*INSTRUCTIONS FOR THE TASK:* Give again, word for word, each line from the top of the listing through the line that holds "background,axis grid,axis ticks,axis".
### INFORMATION SHOWN
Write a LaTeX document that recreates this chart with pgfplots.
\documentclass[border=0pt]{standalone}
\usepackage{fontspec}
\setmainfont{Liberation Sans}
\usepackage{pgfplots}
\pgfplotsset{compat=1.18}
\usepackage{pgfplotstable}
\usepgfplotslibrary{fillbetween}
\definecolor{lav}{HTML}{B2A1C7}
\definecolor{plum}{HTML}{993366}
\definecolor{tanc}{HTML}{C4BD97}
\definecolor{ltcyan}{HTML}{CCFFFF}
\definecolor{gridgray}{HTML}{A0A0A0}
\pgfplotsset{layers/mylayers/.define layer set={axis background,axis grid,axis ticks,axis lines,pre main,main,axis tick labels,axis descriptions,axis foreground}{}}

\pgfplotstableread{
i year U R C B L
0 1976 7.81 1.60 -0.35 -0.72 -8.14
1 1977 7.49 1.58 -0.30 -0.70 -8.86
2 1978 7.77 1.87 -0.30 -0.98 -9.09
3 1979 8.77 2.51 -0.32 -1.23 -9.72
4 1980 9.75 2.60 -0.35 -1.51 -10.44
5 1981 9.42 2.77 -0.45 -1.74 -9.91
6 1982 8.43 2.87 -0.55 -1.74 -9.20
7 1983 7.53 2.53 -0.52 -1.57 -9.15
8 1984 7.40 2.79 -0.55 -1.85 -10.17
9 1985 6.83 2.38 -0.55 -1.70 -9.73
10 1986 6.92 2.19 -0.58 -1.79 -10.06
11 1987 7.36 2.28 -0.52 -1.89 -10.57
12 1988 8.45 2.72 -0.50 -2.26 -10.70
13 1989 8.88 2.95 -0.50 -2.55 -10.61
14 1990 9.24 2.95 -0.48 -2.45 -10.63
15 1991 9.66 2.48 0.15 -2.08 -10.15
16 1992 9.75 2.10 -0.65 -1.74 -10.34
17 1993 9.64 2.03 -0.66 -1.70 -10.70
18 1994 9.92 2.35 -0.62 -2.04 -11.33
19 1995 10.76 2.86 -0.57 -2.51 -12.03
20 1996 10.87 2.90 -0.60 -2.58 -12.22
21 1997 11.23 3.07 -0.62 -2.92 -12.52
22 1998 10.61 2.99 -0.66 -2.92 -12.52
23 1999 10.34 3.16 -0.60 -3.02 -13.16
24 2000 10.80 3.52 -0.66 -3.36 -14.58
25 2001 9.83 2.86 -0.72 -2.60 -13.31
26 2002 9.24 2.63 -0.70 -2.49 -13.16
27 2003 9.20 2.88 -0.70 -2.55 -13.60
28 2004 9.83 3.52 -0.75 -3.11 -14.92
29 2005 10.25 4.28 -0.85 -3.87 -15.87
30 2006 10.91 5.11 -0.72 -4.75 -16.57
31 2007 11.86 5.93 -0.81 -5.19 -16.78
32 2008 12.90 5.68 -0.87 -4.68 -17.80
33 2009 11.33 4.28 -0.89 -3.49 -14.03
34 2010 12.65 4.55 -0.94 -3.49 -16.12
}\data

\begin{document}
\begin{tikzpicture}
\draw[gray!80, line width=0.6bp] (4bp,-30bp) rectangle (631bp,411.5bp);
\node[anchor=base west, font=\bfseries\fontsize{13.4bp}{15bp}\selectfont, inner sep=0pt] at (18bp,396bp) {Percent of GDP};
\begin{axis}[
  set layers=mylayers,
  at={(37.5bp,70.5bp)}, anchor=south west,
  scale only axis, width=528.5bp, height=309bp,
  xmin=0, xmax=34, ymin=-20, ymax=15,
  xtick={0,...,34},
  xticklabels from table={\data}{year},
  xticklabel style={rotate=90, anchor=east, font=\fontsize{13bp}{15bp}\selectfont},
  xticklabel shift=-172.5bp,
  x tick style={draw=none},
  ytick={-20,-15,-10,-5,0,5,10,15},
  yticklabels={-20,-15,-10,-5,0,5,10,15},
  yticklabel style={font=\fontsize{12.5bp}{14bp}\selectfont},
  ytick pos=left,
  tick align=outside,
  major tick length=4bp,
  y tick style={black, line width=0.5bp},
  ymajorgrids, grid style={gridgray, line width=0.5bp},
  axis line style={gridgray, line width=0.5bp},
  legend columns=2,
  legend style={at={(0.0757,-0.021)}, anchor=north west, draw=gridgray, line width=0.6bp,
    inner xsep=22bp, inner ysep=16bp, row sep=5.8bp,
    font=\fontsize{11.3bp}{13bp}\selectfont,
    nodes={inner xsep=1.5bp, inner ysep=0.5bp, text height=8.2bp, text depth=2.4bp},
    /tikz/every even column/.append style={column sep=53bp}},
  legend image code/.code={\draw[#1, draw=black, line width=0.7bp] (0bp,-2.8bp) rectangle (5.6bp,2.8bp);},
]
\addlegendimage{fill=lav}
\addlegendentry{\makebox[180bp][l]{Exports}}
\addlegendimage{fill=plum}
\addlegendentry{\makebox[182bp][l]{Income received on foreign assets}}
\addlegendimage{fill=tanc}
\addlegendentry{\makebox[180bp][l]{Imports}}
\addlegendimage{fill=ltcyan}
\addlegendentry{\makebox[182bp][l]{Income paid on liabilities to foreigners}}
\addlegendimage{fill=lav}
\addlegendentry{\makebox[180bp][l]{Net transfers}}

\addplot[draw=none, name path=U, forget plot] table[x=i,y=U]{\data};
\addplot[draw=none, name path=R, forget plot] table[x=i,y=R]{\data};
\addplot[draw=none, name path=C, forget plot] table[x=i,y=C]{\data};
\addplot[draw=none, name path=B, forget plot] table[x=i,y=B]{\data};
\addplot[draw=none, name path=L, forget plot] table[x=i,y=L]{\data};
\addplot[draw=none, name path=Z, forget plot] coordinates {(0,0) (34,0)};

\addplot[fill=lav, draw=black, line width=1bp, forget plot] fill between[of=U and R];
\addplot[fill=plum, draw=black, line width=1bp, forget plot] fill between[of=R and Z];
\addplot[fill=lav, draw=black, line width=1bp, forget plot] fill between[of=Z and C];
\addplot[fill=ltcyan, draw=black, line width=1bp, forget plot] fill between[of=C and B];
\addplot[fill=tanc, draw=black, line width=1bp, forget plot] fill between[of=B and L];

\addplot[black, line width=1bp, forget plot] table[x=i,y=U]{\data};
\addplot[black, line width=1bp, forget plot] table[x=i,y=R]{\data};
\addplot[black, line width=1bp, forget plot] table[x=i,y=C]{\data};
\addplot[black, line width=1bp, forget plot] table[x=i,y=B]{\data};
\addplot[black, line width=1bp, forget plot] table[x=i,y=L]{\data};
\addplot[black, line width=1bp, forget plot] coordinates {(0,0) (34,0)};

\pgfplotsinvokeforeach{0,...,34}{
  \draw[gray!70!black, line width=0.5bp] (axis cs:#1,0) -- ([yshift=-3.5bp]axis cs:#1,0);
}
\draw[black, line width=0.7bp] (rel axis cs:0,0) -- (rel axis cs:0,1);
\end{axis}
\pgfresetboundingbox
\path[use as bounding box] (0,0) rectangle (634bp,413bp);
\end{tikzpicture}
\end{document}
######
*TASK SOLUTION:*
Write a LaTeX document that recreates this chart with pgfplots.
\documentclass[border=0pt]{standalone}
\usepackage{fontspec}
\setmainfont{Liberation Sans}
\usepackage{pgfplots}
\pgfplotsset{compat=1.18}
\usepackage{pgfplotstable}
\usepgfplotslibrary{fillbetween}
\definecolor{lav}{HTML}{B2A1C7}
\definecolor{plum}{HTML}{993366}
\definecolor{tanc}{HTML}{C4BD97}
\definecolor{ltcyan}{HTML}{CCFFFF}
\definecolor{gridgray}{HTML}{A0A0A0}
\pgfplotsset{layers/mylayers/.define layer set={axis background,axis grid,axis ticks,axis lines,pre main,main,axis tick labels,axis descriptions,axis foreground}{}}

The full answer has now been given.